That phrase may have overestimated the number of such subreddits - I mainly read r/Singularity (moderated by MIRI people, similar to LW, low volume), and r/artificial. There is an r/agi but it is very low volume. r/futurology is very high volume and future-optimist.
r/machinelearning is the most serious and the AMAs there are pure gold (Hinton, Bengio, Schmiduber, Lecun, Ng, etc). It's main value for me is making it easier to stay up to date on ML/AI, saving most of the trouble of having to read through tons of abstracts from the various conferences.
/r/Futurology is also really annoying because people keep having the same arguments over and over again.

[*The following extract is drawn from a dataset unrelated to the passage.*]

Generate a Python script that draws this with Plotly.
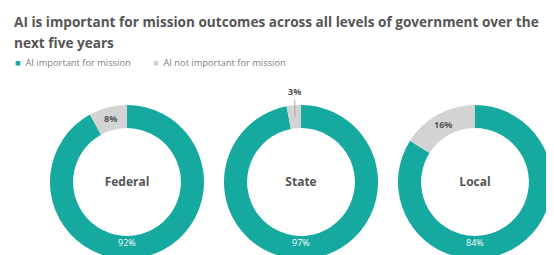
import math
import plotly.graph_objects as go

# ---- data ----
levels = ["Federal", "State", "Local"]
important = [92, 97, 84]
not_important = [8, 3, 16]
series_names = ["AI important for mission", "AI not important for mission"]
title_lines = ["AI is important for mission outcomes across all levels of government over the",
               "next five years"]

# ---- style / geometry (page pixels) ----
OFF = 8                      # default body margin of the html page
W, H = 554 - OFF, 262        # figure size
TEAL = "#15A9A0"
GRAY = "#D3D3D3"
TEXT_DARK = "#555555"
centers_px = [127, 301, 475]
cy_px = 182
R = 77
HOLE = 0.70
FONT = "Open Sans"

fig = go.Figure()
annotations = []

def px_to_paper(x, y):
    return (x - OFF) / W, 1 - (y - OFF) / H

for name, t, g, cx in zip(levels, important, not_important, centers_px):
    x0, y0 = px_to_paper(cx - R, cy_px - R)
    x1, y1 = px_to_paper(cx + R, cy_px + R)
    fig.add_trace(go.Pie(
        labels=series_names,
        values=[t, g],
        marker=dict(colors=[TEAL, GRAY], line=dict(width=0)),
        hole=HOLE,
        sort=False,
        direction="clockwise",
        rotation=0,
        textinfo="none",
        hoverinfo="label+percent",
        showlegend=False,
        domain=dict(x=[x0, x1], y=[y1, y0]),
        title=dict(text=f"<b>{name}</b>", position="middle center",
                   font=dict(family=FONT, size=12, color=TEXT_DARK)),
    ))
    rm = R * (1 + HOLE) / 2
    # teal label near the bottom of the ring
    x, y = px_to_paper(cx, cy_px + rm - 5)
    annotations.append(dict(x=x, y=y, xref="paper", yref="paper", text=f"{t}%",
                            xanchor="center", yanchor="middle",
                            showarrow=False, font=dict(family=FONT, size=9, color="white")))
    # gray label
    theta = math.radians(360 * (t + g / 2) / 100)
    gx = cx + rm * math.sin(theta)
    gy = cy_px - rm * math.cos(theta)
    x, y = px_to_paper(gx, gy)
    if g >= 5:
        annotations.append(dict(x=x, y=y, xref="paper", yref="paper", text=f"<b>{g}%</b>",
                                xanchor="center", yanchor="middle",
                                showarrow=False, font=dict(family=FONT, size=9, color=TEXT_DARK)))
    else:
        annotations.append(dict(x=x, y=y, xref="paper", yref="paper", text=f"<b>{g}%</b>",
                                showarrow=True, arrowhead=0, arrowwidth=0.8, arrowcolor="#9a9a9a",
                                ax=0, ay=-(gy - (cy_px - R) + 5), xanchor="center", yanchor="bottom",
                                font=dict(family=FONT, size=9, color=TEXT_DARK)))

# legend as annotations
legend_items = [(series_names[0], TEAL, 13), (series_names[1], GRAY, 151)]
for label, col, lx in legend_items:
    x, y = px_to_paper(lx, 63)
    annotations.append(dict(x=x, y=y, xref="paper", yref="paper", xanchor="left", yanchor="middle",
                            text=f'<span style="color:{col}">■</span>  {label}',
                            showarrow=False, font=dict(family=FONT, size=9.3, color="#808080")))

# title (two lines)
for line, ly in zip(title_lines, [22, 42]):
    x, y = px_to_paper(12, ly)
    annotations.append(dict(x=x, y=y, xref="paper", yref="paper", xanchor="left", yanchor="middle",
                            align="left", showarrow=False, text=f"<b>{line}</b>",
                            font=dict(family=FONT, size=13.6, color=TEXT_DARK)))

fig.update_layout(
    width=W, height=H,
    margin=dict(l=0, r=0, t=0, b=0),
    paper_bgcolor="white",
    plot_bgcolor="white",
    annotations=annotations,
)

fig.write_html("out.html")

My post on the fact that incentive structures are eating the central place to be for rationalists has generated 140 comments which I have generated no clear action in the horizon.

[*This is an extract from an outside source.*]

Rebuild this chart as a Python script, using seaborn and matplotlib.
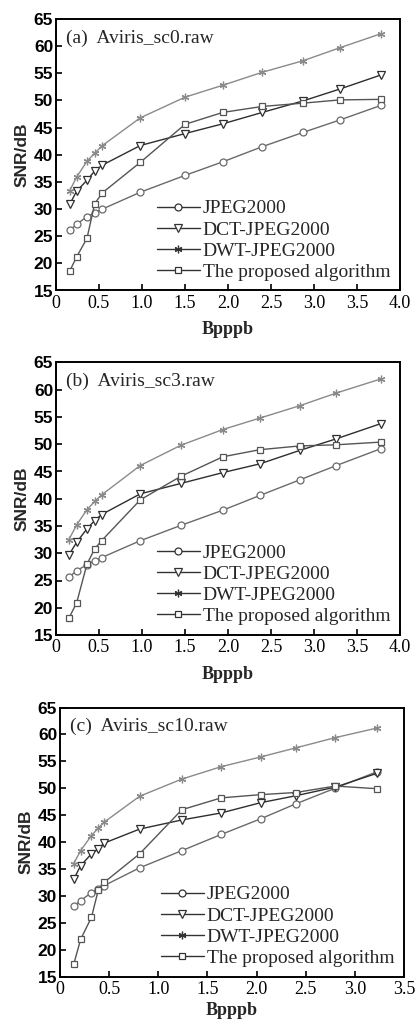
import matplotlib
matplotlib.use("Agg")
import matplotlib.pyplot as plt
import pandas as pd
import seaborn as sns

# ---------------- data ----------------
series_names = ["JPEG2000", "DCT-JPEG2000", "DWT-JPEG2000", "The proposed algorithm"]
panel_titles = ["(a)  Aviris_sc0.raw", "(b)  Aviris_sc3.raw", "(c)  Aviris_sc10.raw"]

x_a = [0.16, 0.24, 0.36, 0.45, 0.54, 0.98, 1.50, 1.94, 2.40, 2.87, 3.30, 3.78]
jpeg_a = [26.1, 27.2, 28.6, 29.3, 30.0, 33.1, 36.2, 38.7, 41.5, 44.1, 46.4, 49.1]
dct_a = [30.9, 33.3, 35.3, 37.0, 38.1, 41.7, 43.9, 45.7, 47.8, 49.9, 52.1, 54.7]
dwt_a = [33.4, 35.9, 38.8, 40.3, 41.7, 46.8, 50.6, 52.8, 55.2, 57.3, 59.7, 62.3]
prop_a = [18.6, 21.2, 24.6, 31.0, 33.0, 38.6, 45.6, 47.8, 48.9, 49.5, 50.1, 50.2]

x_b = [0.15, 0.24, 0.36, 0.45, 0.53, 0.98, 1.45, 1.94, 2.37, 2.84, 3.26, 3.78]
jpeg_b = [25.6, 26.8, 27.9, 28.6, 29.2, 32.3, 35.1, 37.9, 40.6, 43.5, 46.1, 49.2]
dct_b = [29.7, 32.0, 34.5, 36.0, 37.1, 40.9, 42.8, 44.8, 46.4, 48.9, 51.0, 53.8]
dwt_b = [32.5, 35.2, 38.0, 39.5, 40.7, 46.1, 49.8, 52.7, 54.8, 57.1, 59.4, 62.0]
prop_b = [18.1, 20.9, 28.0, 30.8, 32.3, 39.8, 44.1, 47.7, 49.0, 49.7, 49.9, 50.4]

x_c = [0.14, 0.21, 0.32, 0.39, 0.45, 0.81, 1.24, 1.64, 2.04, 2.40, 2.80, 3.23]
jpeg_c = [28.1, 29.1, 30.6, 31.3, 31.9, 35.2, 38.4, 41.4, 44.3, 47.1, 50.0, 53.1]
dct_c = [33.1, 35.6, 37.8, 38.7, 39.8, 42.4, 44.1, 45.4, 47.3, 48.6, 50.2, 52.8]
dwt_c = [36.0, 38.4, 41.2, 42.6, 43.7, 48.5, 51.7, 54.0, 55.8, 57.5, 59.4, 61.2]
prop_c = [17.3, 21.9, 26.0, 31.1, 32.5, 37.8, 46.0, 48.2, 48.8, 49.2, 50.4, 49.9]

x_ticks_ab = [0, 0.5, 1.0, 1.5, 2.0, 2.5, 3.0, 3.5, 4.0]
x_labels_ab = ["0", "0.5", "1.0", "1.5", "2.0", "2.5", "3.0", "3.5", "4.0"]
x_ticks_c = [0, 0.5, 1.0, 1.5, 2.0, 2.5, 3.0, 3.5]
x_labels_c = ["0", "0.5", "1.0", "1.5", "2.0", "2.5", "3.0", "3.5"]
y_ticks = [15, 20, 25, 30, 35, 40, 45, 50, 55, 60, 65]

x_label = "Bpppb"
y_label = "SNR/dB"

# ---------------- style ----------------
sns.set_style("ticks")
plt.rcParams["font.family"] = ["Liberation Serif", "DejaVu Serif"]
plt.rcParams["axes.linewidth"] = 1.4

styles = {
    "JPEG2000": dict(marker="o", color="#6a6a6a", ms=5.0, lw=1.0),
    "DCT-JPEG2000": dict(marker="v", color="#2e2e2e", ms=5.5, lw=1.0),
    "DWT-JPEG2000": dict(marker=(6, 2, 0), color="#8a8a8a", ms=5.5, lw=1.0),
    "The proposed algorithm": dict(marker="s", color="#555555", ms=5.0, lw=1.0),
}

panels = [
    (x_a, [jpeg_a, dct_a, dwt_a, prop_a], x_ticks_ab, x_labels_ab, (0, 4.0), 7),
    (x_b, [jpeg_b, dct_b, dwt_b, prop_b], x_ticks_ab, x_labels_ab, (0, 4.0), 7),
    (x_c, [jpeg_c, dct_c, dwt_c, prop_c], x_ticks_c, x_labels_c, (0, 3.5), 3),
]

W, H = 420, 1021
# axes boxes in pixels: left, top, right, bottom
boxes = [(56, 19, 400, 290.5), (56, 362.5, 400, 635), (60, 707.5, 404, 976.5)]

fig = plt.figure(figsize=(W / 100, H / 100), dpi=100)
fig.patch.set_facecolor("white")

ysans = ["Liberation Sans Narrow", "Liberation Sans", "DejaVu Sans"]

for i, ((xs, ys_list, xt, xtl, xlim, lpad), (l, t, r, b)) in enumerate(zip(panels, boxes)):
    ax = fig.add_axes([l / W, 1 - b / H, (r - l) / W, (b - t) / H])
    for name, ys in zip(series_names, ys_list):
        st = styles[name]
        df = pd.DataFrame({"x": xs, "y": ys})
        sns.lineplot(data=df, x="x", y="y", ax=ax, estimator=None, sort=False,
                     color=st["color"], lw=st["lw"], marker=st["marker"],
                     markersize=st["ms"], markerfacecolor="white",
                     markeredgecolor=st["color"], markeredgewidth=0.9,
                     label=name)
    ax.set_xlim(*xlim)
    ax.set_ylim(15, 65)
    ax.set_xticks(xt)
    ax.set_xticklabels(xtl, fontsize=13)
    ax.set_yticks(y_ticks)
    ax.set_yticklabels([str(v) for v in y_ticks], fontsize=12.5,
                       family=ysans, fontweight="bold")
    ax.tick_params(direction="in", length=4, width=1.2, colors="black", pad=2)
    ax.tick_params(axis="x", pad=3)
    for s in ax.spines.values():
        s.set_visible(True)
        s.set_color("black")
        s.set_linewidth(1.4)
    ax.set_xlabel(x_label, fontsize=13, fontweight="bold", labelpad=lpad)
    ax.set_ylabel(y_label, fontsize=12.5, fontweight="bold", family=ysans, labelpad=3)
    ax.text(0.03, 0.93, panel_titles[i], transform=ax.transAxes,
            fontsize=14, ha="left", va="center")
    leg = ax.legend(loc="lower right", frameon=False, fontsize=14,
                    handlelength=2.2, handletextpad=0.15, labelspacing=0.18,
                    borderaxespad=0.1)
    for h in leg.legend_handles:
        h.set_color("#333333")
        h.set_markeredgecolor("#333333")

fig.savefig("out.png", dpi=100, facecolor="white")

I post here again to incentivize that it also generates some attempts to shake the ground a bit. Arguing and discussing are fun, and beware of things that are fun to argue.
Is anyone actually doing anything to mitigate the problem? To solve it? To have a stable end state in the long run where online discussions still preserve what needs being preserved?
Intelligent commentary is valuable, pools are interesting. Yet, at the end of the day, it is the people who show up to do something who will determine the course of everything.
If you care about this problem, act on it. I care enough to write these two posts.